TORONTO — Amid outcry from her fans, Lady Gaga was caught between her ethics and her art.
Earlier this month, her 2013 single Do What U Want (With My Body) was back under scrutiny as viewers considered a new documentary series outlining sexual misconduct allegations against R. Kelly, the R&B singer who she collaborated with on the track.
Some urged Gaga to break years of silence and explain why she chose to duet with a performer who even at the time of the song’s release had a history of allegations against him.
She went a step further, issuing an apology and pledging to remove her duet from streaming services and iTunes in swift fashion.
It was a move by one of pop’s biggest artists to respond to a brewing storm of social backlash, but also a signal of how the streaming era is giving artists new authority to address controversy.
“Musicians, in a sense, are gaining more power in the marketplace,” said Will Straw, a professor in the department of art history and communication studies at McGill University in Montreal.

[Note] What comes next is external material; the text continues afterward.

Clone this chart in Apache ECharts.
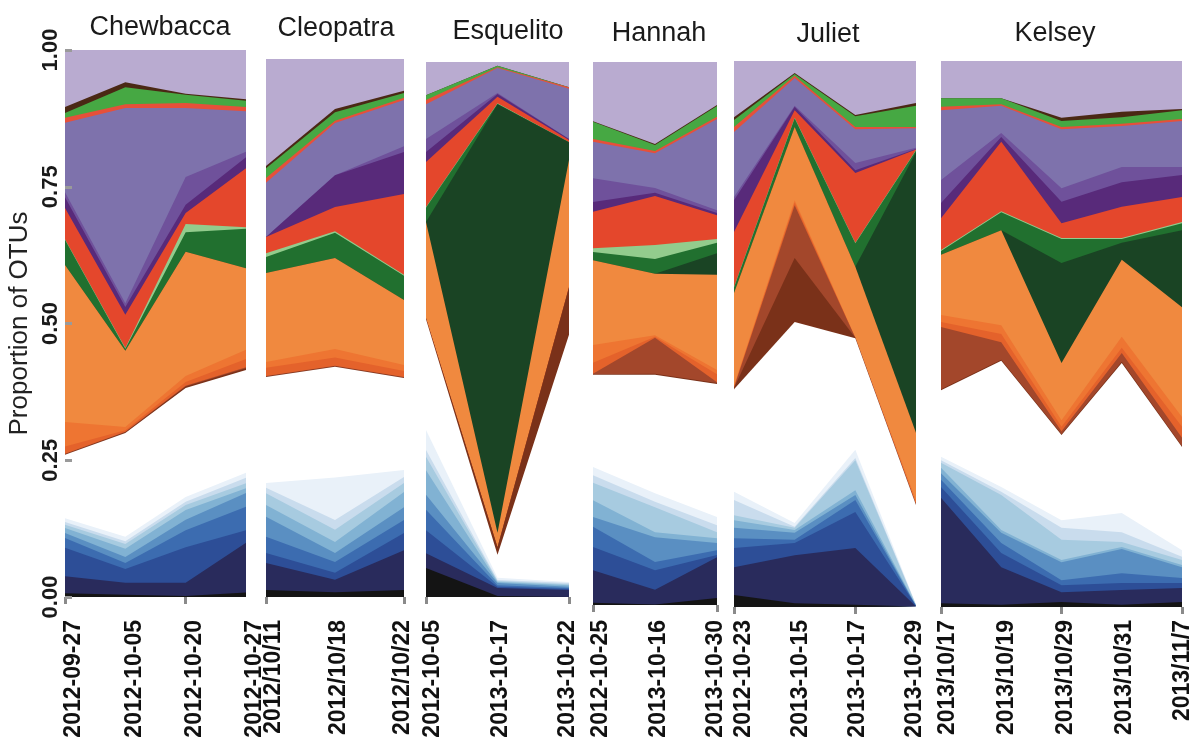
<!DOCTYPE html>
<html>
<head>
<meta charset="utf-8">
<script src="https://cdn.jsdelivr.net/npm/echarts@6/dist/echarts.min.js"></script>
<style>
  html, body { margin: 0; padding: 0; background: #fff; }
  #chart { width: 1197px; height: 751px; }
</style>
</head>
<body>
<div id="chart"></div>
<script>
// Sampling dates for each animal
const chewbaccaDates = ['2012-09-27', '2012-10-05', '2012-10-20', '2012-10-27'];
const cleopatraDates = ['2012/10/11', '2012/10/18', '2012/10/22'];
const esquelitoDates = ['2012-10-05', '2013-10-17', '2013-10-22'];
const hannahDates = ['2012-10-25', '2013-10-16', '2013-10-30'];
const julietDates = ['2012-10-23', '2013-10-15', '2013-10-17', '2013-10-29'];
const kelseyDates = ['2013/10/17', '2013/10/19', '2013/10/29', '2013/10/31', '2013/11/7'];

const yTicks = [0, 0.25, 0.5, 0.75, 1];

// OTU groups, bottom of the stack first
const layerNames = [
  'black', 'navy', 'blue', 'midBlue', 'steel', 'lightSteel', 'lightBlue', 'paleBlue', 'palestBlue',
  'unassigned', 'brownDark', 'brown', 'orangeDeep', 'orangeMid', 'orange',
  'greenDarkest', 'greenDark', 'greenLight', 'red', 'purpleDark', 'purple', 'lavender',
  'redLine', 'green', 'brownLine', 'lavenderTop'
];

// Cumulative proportion at the top edge of each group (same order as layerNames)
const chewbaccaTops = [
  [0.007, 0.004, 0.002, 0.008],
  [0.038, 0.026, 0.026, 0.099],
  [0.090, 0.051, 0.091, 0.122],
  [0.108, 0.062, 0.122, 0.165],
  [0.117, 0.073, 0.141, 0.190],
  [0.126, 0.088, 0.159, 0.199],
  [0.132, 0.097, 0.168, 0.208],
  [0.137, 0.102, 0.174, 0.218],
  [0.144, 0.110, 0.183, 0.227],
  [0.260, 0.300, 0.382, 0.415],
  [0.261, 0.301, 0.385, 0.418],
  [0.262, 0.302, 0.386, 0.420],
  [0.275, 0.305, 0.393, 0.435],
  [0.320, 0.311, 0.404, 0.452],
  [0.607, 0.450, 0.631, 0.601],
  [0.607, 0.450, 0.631, 0.601],
  [0.653, 0.454, 0.667, 0.673],
  [0.654, 0.455, 0.682, 0.676],
  [0.711, 0.516, 0.702, 0.784],
  [0.731, 0.530, 0.717, 0.804],
  [0.740, 0.537, 0.768, 0.814],
  [0.867, 0.894, 0.894, 0.888],
  [0.876, 0.901, 0.903, 0.896],
  [0.885, 0.932, 0.918, 0.907],
  [0.896, 0.941, 0.920, 0.910],
  [1, 1, 1, 1]
];

const cleopatraTops = [
  [0.013, 0.009, 0.013],
  [0.063, 0.032, 0.087],
  [0.082, 0.045, 0.119],
  [0.112, 0.065, 0.143],
  [0.149, 0.082, 0.167],
  [0.171, 0.102, 0.195],
  [0.193, 0.125, 0.212],
  [0.203, 0.143, 0.223],
  [0.212, 0.222, 0.236],
  [0.409, 0.428, 0.407],
  [0.410, 0.429, 0.408],
  [0.411, 0.430, 0.409],
  [0.426, 0.445, 0.420],
  [0.437, 0.461, 0.431],
  [0.602, 0.630, 0.552],
  [0.602, 0.630, 0.552],
  [0.632, 0.677, 0.597],
  [0.639, 0.680, 0.599],
  [0.669, 0.725, 0.749],
  [0.669, 0.784, 0.827],
  [0.669, 0.784, 0.838],
  [0.770, 0.881, 0.924],
  [0.779, 0.885, 0.928],
  [0.797, 0.901, 0.937],
  [0.801, 0.907, 0.941],
  [1, 1, 1]
];

const esquelitoTops = [
  [0.054, 0.002, 0.001],
  [0.082, 0.017, 0.013],
  [0.125, 0.019, 0.015],
  [0.163, 0.022, 0.017],
  [0.191, 0.026, 0.019],
  [0.237, 0.028, 0.022],
  [0.262, 0.030, 0.024],
  [0.275, 0.032, 0.026],
  [0.312, 0.036, 0.028],
  [0.519, 0.079, 0.490],
  [0.521, 0.093, 0.579],
  [0.521, 0.093, 0.579],
  [0.521, 0.093, 0.579],
  [0.521, 0.093, 0.579],
  [0.701, 0.120, 0.817],
  [0.701, 0.921, 0.850],
  [0.728, 0.922, 0.850],
  [0.729, 0.923, 0.850],
  [0.813, 0.935, 0.854],
  [0.832, 0.940, 0.856],
  [0.856, 0.942, 0.856],
  [0.921, 0.989, 0.950],
  [0.929, 0.990, 0.953],
  [0.938, 0.993, 0.953],
  [0.938, 0.993, 0.953],
  [1, 1, 1]
];

const hannahTops = [
  [0.004, 0.001, 0.013],
  [0.064, 0.028, 0.088],
  [0.107, 0.064, 0.092],
  [0.144, 0.079, 0.101],
  [0.162, 0.125, 0.114],
  [0.193, 0.134, 0.123],
  [0.225, 0.180, 0.134],
  [0.239, 0.190, 0.147],
  [0.254, 0.206, 0.162],
  [0.424, 0.424, 0.407],
  [0.425, 0.426, 0.409],
  [0.426, 0.492, 0.410],
  [0.446, 0.494, 0.425],
  [0.479, 0.497, 0.433],
  [0.635, 0.610, 0.608],
  [0.635, 0.610, 0.648],
  [0.650, 0.637, 0.667],
  [0.657, 0.663, 0.674],
  [0.724, 0.753, 0.718],
  [0.742, 0.759, 0.722],
  [0.786, 0.768, 0.727],
  [0.853, 0.832, 0.895],
  [0.858, 0.836, 0.899],
  [0.890, 0.847, 0.919],
  [0.891, 0.849, 0.921],
  [1, 1, 1]
];

const julietTops = [
  [0.022, 0.007, 0.004, 0.001],
  [0.073, 0.095, 0.108, 0.001],
  [0.108, 0.117, 0.174, 0.002],
  [0.126, 0.123, 0.196, 0.002],
  [0.145, 0.136, 0.205, 0.002],
  [0.159, 0.141, 0.214, 0.003],
  [0.168, 0.145, 0.269, 0.003],
  [0.196, 0.147, 0.273, 0.004],
  [0.211, 0.154, 0.288, 0.004],
  [0.399, 0.522, 0.492, 0.187],
  [0.401, 0.639, 0.493, 0.188],
  [0.402, 0.736, 0.493, 0.188],
  [0.403, 0.741, 0.493, 0.190],
  [0.405, 0.745, 0.493, 0.196],
  [0.575, 0.879, 0.623, 0.319],
  [0.575, 0.879, 0.623, 0.833],
  [0.585, 0.895, 0.666, 0.836],
  [0.586, 0.896, 0.667, 0.837],
  [0.687, 0.910, 0.795, 0.838],
  [0.745, 0.916, 0.800, 0.839],
  [0.751, 0.918, 0.813, 0.841],
  [0.870, 0.969, 0.875, 0.877],
  [0.879, 0.973, 0.879, 0.879],
  [0.892, 0.976, 0.899, 0.918],
  [0.897, 0.978, 0.901, 0.923],
  [1, 1, 1, 1]
];

const kelseyTops = [
  [0.007, 0.004, 0.009, 0.004, 0.009],
  [0.200, 0.073, 0.027, 0.031, 0.035],
  [0.220, 0.099, 0.040, 0.044, 0.044],
  [0.233, 0.117, 0.049, 0.062, 0.053],
  [0.245, 0.136, 0.082, 0.106, 0.073],
  [0.255, 0.141, 0.086, 0.110, 0.077],
  [0.264, 0.205, 0.123, 0.119, 0.086],
  [0.269, 0.211, 0.145, 0.137, 0.092],
  [0.275, 0.220, 0.159, 0.172, 0.104],
  [0.397, 0.451, 0.315, 0.447, 0.293],
  [0.399, 0.453, 0.317, 0.449, 0.295],
  [0.513, 0.485, 0.322, 0.465, 0.310],
  [0.522, 0.500, 0.330, 0.475, 0.330],
  [0.535, 0.516, 0.342, 0.495, 0.348],
  [0.645, 0.690, 0.447, 0.636, 0.549],
  [0.645, 0.690, 0.630, 0.667, 0.690],
  [0.652, 0.723, 0.674, 0.674, 0.703],
  [0.654, 0.725, 0.676, 0.676, 0.705],
  [0.712, 0.852, 0.703, 0.733, 0.751],
  [0.740, 0.861, 0.742, 0.778, 0.791],
  [0.782, 0.868, 0.767, 0.806, 0.806],
  [0.910, 0.918, 0.875, 0.881, 0.890],
  [0.916, 0.921, 0.879, 0.885, 0.894],
  [0.932, 0.932, 0.890, 0.897, 0.910],
  [0.932, 0.932, 0.896, 0.907, 0.912],
  [1, 1, 1, 1, 1]
];

// Fill colour per group (same order as layerNames)
const layerColors = [
  '#141414', '#292b5c', '#2d4e97', '#3c6cb0', '#5a8fc2', '#81b2d3', '#a7cbe0', '#c9dced', '#e9f1f9',
  '#ffffff', '#7a3119', '#a3472b', '#e4622b', '#ee7532', '#f0893f',
  '#1a4424', '#21702f', '#93cc8d', '#e4472c', '#582a7a', '#6f519b', '#7e72ac',
  '#e6503a', '#46a843', '#4a2814', '#b9abd0'
];

const FONT = 'Liberation Sans, Arial, sans-serif';

// Panel layout: plot box [left, top, width, height], title centre, tick offset,
// and the left/right inset of the date-label row relative to the plot box
const panels = [
  { name: 'Chewbacca', dates: chewbaccaDates, tops: chewbaccaTops, box: [65, 50, 181, 547], titleX: 155, titleY: 9, axisOffset: 14, labelInset: [9, -9] },
  { name: 'Cleopatra', dates: cleopatraDates, tops: cleopatraTops, box: [266, 59, 138, 538], titleX: 331, titleY: 10, axisOffset: 9, labelInset: [8, 1] },
  { name: 'Esquelito', dates: esquelitoDates, tops: esquelitoTops, box: [426, 62, 143, 535], titleX: 503, titleY: 13, axisOffset: 5, labelInset: [7, 1] },
  { name: 'Hannah', dates: hannahDates, tops: hannahTops, box: [593, 62, 124, 543], titleX: 654, titleY: 15, axisOffset: 5, labelInset: [8, 1] },
  { name: 'Juliet', dates: julietDates, tops: julietTops, box: [734, 61, 182, 546], titleX: 823, titleY: 16, axisOffset: 3, labelInset: [10, 1] },
  { name: 'Kelsey', dates: kelseyDates, tops: kelseyTops, box: [941, 61, 241, 546], titleX: 1050, titleY: 15, axisOffset: 3, labelInset: [7, -1] }
];

const LABEL_END_Y = 620;

const option = {
  animation: false,
  backgroundColor: '#ffffff',
  title: [],
  grid: [],
  xAxis: [],
  yAxis: [],
  series: []
};

const nPanels = panels.length;

panels.forEach((p, i) => {
  const [left, top, width, height] = p.box;

  option.title.push({
    text: p.name,
    left: p.titleX,
    top: p.titleY,
    textAlign: 'center',
    textStyle: { fontFamily: FONT, fontSize: 27, fontWeight: 'normal', color: '#1a1a1a' }
  });

  option.grid.push({ left: left, top: top, width: width, height: height, containLabel: false });

  // Plot axis: carries the tick marks at each sampling date
  option.xAxis.push({
    type: 'category',
    gridIndex: i,
    data: p.dates,
    boundaryGap: false,
    offset: p.axisOffset,
    axisLine: { show: false },
    axisTick: { show: true, length: 7, lineStyle: { color: '#8a8a8a', width: 3 } },
    axisLabel: { show: false },
    splitLine: { show: false }
  });

  const isFirst = i === 0;
  option.yAxis.push({
    type: 'value',
    gridIndex: i,
    min: yTicks[0],
    max: yTicks[yTicks.length - 1],
    interval: 0.25,
    show: isFirst,
    z: 10,
    name: isFirst ? 'Proportion of OTUs' : '',
    nameLocation: 'middle',
    nameGap: 32,
    nameTextStyle: { fontFamily: FONT, fontSize: 26, color: '#222' },
    axisLine: { show: false },
    axisTick: { show: true, inside: true, length: 7, lineStyle: { color: '#9a9a9a', width: 3 } },
    axisLabel: {
      rotate: 90,
      margin: 3,
      fontFamily: FONT,
      fontSize: 22,
      fontWeight: 'bold',
      color: '#1a1a1a',
      formatter: v => v.toFixed(2)
    },
    splitLine: { show: false }
  });

  // Paint from the outermost group inwards so each lower group covers the one above it
  for (let k = layerNames.length - 1; k >= 0; k--) {
    option.series.push({
      name: layerNames[k],
      type: 'line',
      xAxisIndex: i,
      yAxisIndex: i,
      data: p.tops[k],
      symbol: 'none',
      silent: true,
      lineStyle: { width: 0 },
      areaStyle: { color: layerColors[k], opacity: 1, origin: 'start' }
    });
  }
});

// Date-label rows, one per panel, slightly inset from the plot edges
panels.forEach((p, i) => {
  const [left, top, width, height] = p.box;
  const [inL, inR] = p.labelInset;
  const gi = nPanels + i;
  const axisY = top + height;
  option.grid.push({ left: left + inL, top: top, width: width - inL - inR, height: height, containLabel: false });
  option.xAxis.push({
    type: 'category',
    gridIndex: gi,
    data: p.dates,
    boundaryGap: false,
    axisLine: { show: false },
    axisTick: { show: false },
    splitLine: { show: false },
    axisLabel: {
      rotate: 90,
      interval: 0,
      margin: LABEL_END_Y - axisY,
      fontFamily: FONT,
      fontSize: 23,
      fontWeight: 'bold',
      color: '#111'
    }
  });
  option.yAxis.push({ type: 'value', gridIndex: gi, min: 0, max: 1, show: false });
});

const chart = echarts.init(document.getElementById('chart'), null, { renderer: 'canvas' });
chart.setOption(option);
</script>
</body>
</html>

“The Lady Gaga (example) is interesting because it really is taking a stand against a particular figure — and I think we’re going to see more of that.”
Several artists followed Gaga’s lead, including Chance the Rapper who yanked his R. Kelly collaboration Somewhere in Paradise offline, and Celine Dion whose record label detached the duet I’m Your Angel from her album on streaming platforms, distancing her from the track.
Songs vanishing on digital services isn’t an entirely new phenomenon, but until recently the move was usually tied to contract negotiations. Taylor Swift temporarily pulled her music from most streaming platforms over how artists were paid, while Neil Young waged battles over streaming audio quality.
Artists making decisions to effectively erase a song in solidarity with a social issue comes as some listeners reflect on their own habits.
Not so long ago, the deal between a musician and their fans often started and ended at the record store’s cash register — or the checkout page on iTunes. But how musicians are compensated in a streaming universe is different because the checkout counter is always open.
Each time a listener streams a track, they’re putting a fraction of a cent into the artist’s pocket, not only paying them but effectively casting a vote for their current popularity.
And that’s one reason why R. Kelly’s presence on other singers’ tracks became problematic. Fans complained his music would turn up unexpectedly on Spotify’s curated playlists, while others pointed out playing albums like Dion’s greatest hits on streaming platforms made them unwitting supporters when his songs came on.
Spotify addressed some of these concerns last year by deciding not to actively support Kelly’s work. This week they went a step further by introducing a “mute” function where listeners can choose which artists they don’t want to hear.
Judith Taylor, a professor of sociology at the University of Toronto, identifies changes like these as part of a broader phenomenon where the public is pressuring musicians to hold their colleagues accountable for their actions.
“Really this is about trying to create a culture shift,” she said.
“As the legal field has proven itself to be unable to (show) it’s efficacious in dealing with these social wrongs, people are creating new mechanisms — social shaming is one of them.”
It raises the question of whether artists like Gaga and Chance the Rapper should be able to take their songs off streaming platforms, seeing the move as potentially erasing slivers of pop context.
With the demise of physical media, those historical records of song could become harder to find as years pass. Already some unofficial YouTube links to Do What U Want, as well as some of Gaga and Kelly’s live televised performances, have been pulled down.
Taylor isn’t convinced that creates any sort of urgency to maintain the public record of Gaga’s song on streaming platforms as a point of reference. She said controversy behind its creation has already solidified its place in pop culture history.
“It’s impossible to erase anything,” she said. “Trying to banish this song makes it more potent in people’s memories.”
Music historian Alan Cross suggested there’s “a certain disingenuousness” to what’s being framed as a movement by musicians to distance themselves from Kelly in the wake of the TV documentary.
He also doesn’t believe Do What U Want or the other tracks will be missed by most.
“There’s 45 million songs available on streaming music services,” he said.
“Getting rid of a few won’t make much difference to anybody.”